** Problem **
Write out the material again word for word, dropping any images it holds.

--- START Collected material ---

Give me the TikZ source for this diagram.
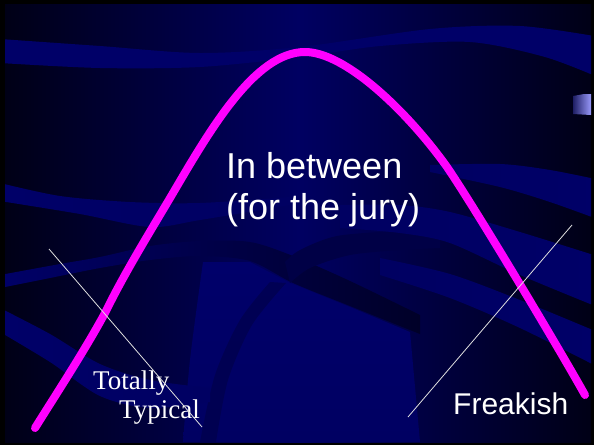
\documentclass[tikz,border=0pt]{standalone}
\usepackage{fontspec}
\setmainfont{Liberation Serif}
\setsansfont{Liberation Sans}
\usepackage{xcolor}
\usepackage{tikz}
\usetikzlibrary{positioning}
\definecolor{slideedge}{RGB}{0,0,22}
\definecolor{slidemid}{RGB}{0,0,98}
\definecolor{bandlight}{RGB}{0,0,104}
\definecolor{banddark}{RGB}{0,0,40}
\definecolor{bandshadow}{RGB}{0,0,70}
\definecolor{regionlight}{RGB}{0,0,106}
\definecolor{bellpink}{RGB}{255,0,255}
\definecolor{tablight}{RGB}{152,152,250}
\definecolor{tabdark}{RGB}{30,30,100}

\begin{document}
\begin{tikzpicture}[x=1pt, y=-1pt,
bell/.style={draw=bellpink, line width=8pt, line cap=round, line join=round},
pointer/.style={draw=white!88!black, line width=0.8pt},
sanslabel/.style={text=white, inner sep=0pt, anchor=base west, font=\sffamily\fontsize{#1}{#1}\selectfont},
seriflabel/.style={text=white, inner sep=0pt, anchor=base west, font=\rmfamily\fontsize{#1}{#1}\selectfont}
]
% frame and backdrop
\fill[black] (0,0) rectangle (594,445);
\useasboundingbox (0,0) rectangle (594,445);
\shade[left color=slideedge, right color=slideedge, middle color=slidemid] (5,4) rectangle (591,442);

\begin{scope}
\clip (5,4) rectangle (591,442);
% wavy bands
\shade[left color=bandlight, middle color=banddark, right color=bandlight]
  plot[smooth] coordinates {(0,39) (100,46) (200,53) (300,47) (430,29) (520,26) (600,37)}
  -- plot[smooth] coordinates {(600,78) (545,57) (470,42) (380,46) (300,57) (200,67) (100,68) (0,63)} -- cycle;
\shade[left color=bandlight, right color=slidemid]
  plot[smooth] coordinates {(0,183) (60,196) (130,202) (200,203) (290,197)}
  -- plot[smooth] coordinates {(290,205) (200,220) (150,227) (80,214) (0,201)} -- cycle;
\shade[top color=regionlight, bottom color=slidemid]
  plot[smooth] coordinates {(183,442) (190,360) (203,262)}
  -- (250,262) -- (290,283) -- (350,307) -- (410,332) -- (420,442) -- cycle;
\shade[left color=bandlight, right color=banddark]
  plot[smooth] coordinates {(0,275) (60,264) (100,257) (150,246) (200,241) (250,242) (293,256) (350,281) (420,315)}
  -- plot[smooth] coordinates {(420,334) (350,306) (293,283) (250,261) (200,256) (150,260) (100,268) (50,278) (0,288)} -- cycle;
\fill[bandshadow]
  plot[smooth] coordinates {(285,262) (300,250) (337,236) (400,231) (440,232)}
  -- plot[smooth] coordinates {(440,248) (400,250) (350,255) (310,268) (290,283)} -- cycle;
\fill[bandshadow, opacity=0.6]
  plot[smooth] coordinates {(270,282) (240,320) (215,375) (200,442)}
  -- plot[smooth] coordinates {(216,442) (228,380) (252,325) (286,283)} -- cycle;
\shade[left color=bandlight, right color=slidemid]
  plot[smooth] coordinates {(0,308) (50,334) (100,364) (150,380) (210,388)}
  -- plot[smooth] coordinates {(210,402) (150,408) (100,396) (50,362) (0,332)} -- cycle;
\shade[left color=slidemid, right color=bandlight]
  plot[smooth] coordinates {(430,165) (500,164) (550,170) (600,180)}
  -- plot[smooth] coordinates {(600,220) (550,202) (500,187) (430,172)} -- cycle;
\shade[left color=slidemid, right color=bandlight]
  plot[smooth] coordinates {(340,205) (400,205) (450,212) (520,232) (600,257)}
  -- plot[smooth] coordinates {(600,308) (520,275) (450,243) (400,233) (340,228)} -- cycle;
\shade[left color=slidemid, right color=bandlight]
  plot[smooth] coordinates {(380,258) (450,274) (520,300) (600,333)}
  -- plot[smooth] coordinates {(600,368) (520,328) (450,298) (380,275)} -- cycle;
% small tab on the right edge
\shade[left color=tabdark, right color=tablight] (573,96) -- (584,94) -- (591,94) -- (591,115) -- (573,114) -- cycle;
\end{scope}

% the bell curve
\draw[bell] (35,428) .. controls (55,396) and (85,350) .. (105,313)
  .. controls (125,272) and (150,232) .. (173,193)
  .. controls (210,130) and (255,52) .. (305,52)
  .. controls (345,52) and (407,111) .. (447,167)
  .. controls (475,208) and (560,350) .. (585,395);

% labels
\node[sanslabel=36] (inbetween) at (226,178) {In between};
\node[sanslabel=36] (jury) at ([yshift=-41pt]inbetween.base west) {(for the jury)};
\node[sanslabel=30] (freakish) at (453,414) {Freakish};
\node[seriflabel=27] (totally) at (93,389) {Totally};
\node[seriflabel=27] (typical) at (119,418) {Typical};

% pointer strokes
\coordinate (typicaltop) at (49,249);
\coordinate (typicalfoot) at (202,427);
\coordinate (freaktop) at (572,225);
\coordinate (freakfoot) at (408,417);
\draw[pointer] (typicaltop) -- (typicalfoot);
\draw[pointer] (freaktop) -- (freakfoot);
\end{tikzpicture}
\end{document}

--- END Collected material ---

** Written solution **
Give me the TikZ source for this diagram.
\documentclass[tikz,border=0pt]{standalone}
\usepackage{fontspec}
\setmainfont{Liberation Serif}
\setsansfont{Liberation Sans}
\usepackage{xcolor}
\usepackage{tikz}
\usetikzlibrary{positioning}
\definecolor{slideedge}{RGB}{0,0,22}
\definecolor{slidemid}{RGB}{0,0,98}
\definecolor{bandlight}{RGB}{0,0,104}
\definecolor{banddark}{RGB}{0,0,40}
\definecolor{bandshadow}{RGB}{0,0,70}
\definecolor{regionlight}{RGB}{0,0,106}
\definecolor{bellpink}{RGB}{255,0,255}
\definecolor{tablight}{RGB}{152,152,250}
\definecolor{tabdark}{RGB}{30,30,100}

\begin{document}
\begin{tikzpicture}[x=1pt, y=-1pt,
bell/.style={draw=bellpink, line width=8pt, line cap=round, line join=round},
pointer/.style={draw=white!88!black, line width=0.8pt},
sanslabel/.style={text=white, inner sep=0pt, anchor=base west, font=\sffamily\fontsize{#1}{#1}\selectfont},
seriflabel/.style={text=white, inner sep=0pt, anchor=base west, font=\rmfamily\fontsize{#1}{#1}\selectfont}
]
% frame and backdrop
\fill[black] (0,0) rectangle (594,445);
\useasboundingbox (0,0) rectangle (594,445);
\shade[left color=slideedge, right color=slideedge, middle color=slidemid] (5,4) rectangle (591,442);

\begin{scope}
\clip (5,4) rectangle (591,442);
% wavy bands
\shade[left color=bandlight, middle color=banddark, right color=bandlight]
  plot[smooth] coordinates {(0,39) (100,46) (200,53) (300,47) (430,29) (520,26) (600,37)}
  -- plot[smooth] coordinates {(600,78) (545,57) (470,42) (380,46) (300,57) (200,67) (100,68) (0,63)} -- cycle;
\shade[left color=bandlight, right color=slidemid]
  plot[smooth] coordinates {(0,183) (60,196) (130,202) (200,203) (290,197)}
  -- plot[smooth] coordinates {(290,205) (200,220) (150,227) (80,214) (0,201)} -- cycle;
\shade[top color=regionlight, bottom color=slidemid]
  plot[smooth] coordinates {(183,442) (190,360) (203,262)}
  -- (250,262) -- (290,283) -- (350,307) -- (410,332) -- (420,442) -- cycle;
\shade[left color=bandlight, right color=banddark]
  plot[smooth] coordinates {(0,275) (60,264) (100,257) (150,246) (200,241) (250,242) (293,256) (350,281) (420,315)}
  -- plot[smooth] coordinates {(420,334) (350,306) (293,283) (250,261) (200,256) (150,260) (100,268) (50,278) (0,288)} -- cycle;
\fill[bandshadow]
  plot[smooth] coordinates {(285,262) (300,250) (337,236) (400,231) (440,232)}
  -- plot[smooth] coordinates {(440,248) (400,250) (350,255) (310,268) (290,283)} -- cycle;
\fill[bandshadow, opacity=0.6]
  plot[smooth] coordinates {(270,282) (240,320) (215,375) (200,442)}
  -- plot[smooth] coordinates {(216,442) (228,380) (252,325) (286,283)} -- cycle;
\shade[left color=bandlight, right color=slidemid]
  plot[smooth] coordinates {(0,308) (50,334) (100,364) (150,380) (210,388)}
  -- plot[smooth] coordinates {(210,402) (150,408) (100,396) (50,362) (0,332)} -- cycle;
\shade[left color=slidemid, right color=bandlight]
  plot[smooth] coordinates {(430,165) (500,164) (550,170) (600,180)}
  -- plot[smooth] coordinates {(600,220) (550,202) (500,187) (430,172)} -- cycle;
\shade[left color=slidemid, right color=bandlight]
  plot[smooth] coordinates {(340,205) (400,205) (450,212) (520,232) (600,257)}
  -- plot[smooth] coordinates {(600,308) (520,275) (450,243) (400,233) (340,228)} -- cycle;
\shade[left color=slidemid, right color=bandlight]
  plot[smooth] coordinates {(380,258) (450,274) (520,300) (600,333)}
  -- plot[smooth] coordinates {(600,368) (520,328) (450,298) (380,275)} -- cycle;
% small tab on the right edge
\shade[left color=tabdark, right color=tablight] (573,96) -- (584,94) -- (591,94) -- (591,115) -- (573,114) -- cycle;
\end{scope}

% the bell curve
\draw[bell] (35,428) .. controls (55,396) and (85,350) .. (105,313)
  .. controls (125,272) and (150,232) .. (173,193)
  .. controls (210,130) and (255,52) .. (305,52)
  .. controls (345,52) and (407,111) .. (447,167)
  .. controls (475,208) and (560,350) .. (585,395);

% labels
\node[sanslabel=36] (inbetween) at (226,178) {In between};
\node[sanslabel=36] (jury) at ([yshift=-41pt]inbetween.base west) {(for the jury)};
\node[sanslabel=30] (freakish) at (453,414) {Freakish};
\node[seriflabel=27] (totally) at (93,389) {Totally};
\node[seriflabel=27] (typical) at (119,418) {Typical};

% pointer strokes
\coordinate (typicaltop) at (49,249);
\coordinate (typicalfoot) at (202,427);
\coordinate (freaktop) at (572,225);
\coordinate (freakfoot) at (408,417);
\draw[pointer] (typicaltop) -- (typicalfoot);
\draw[pointer] (freaktop) -- (freakfoot);
\end{tikzpicture}
\end{document}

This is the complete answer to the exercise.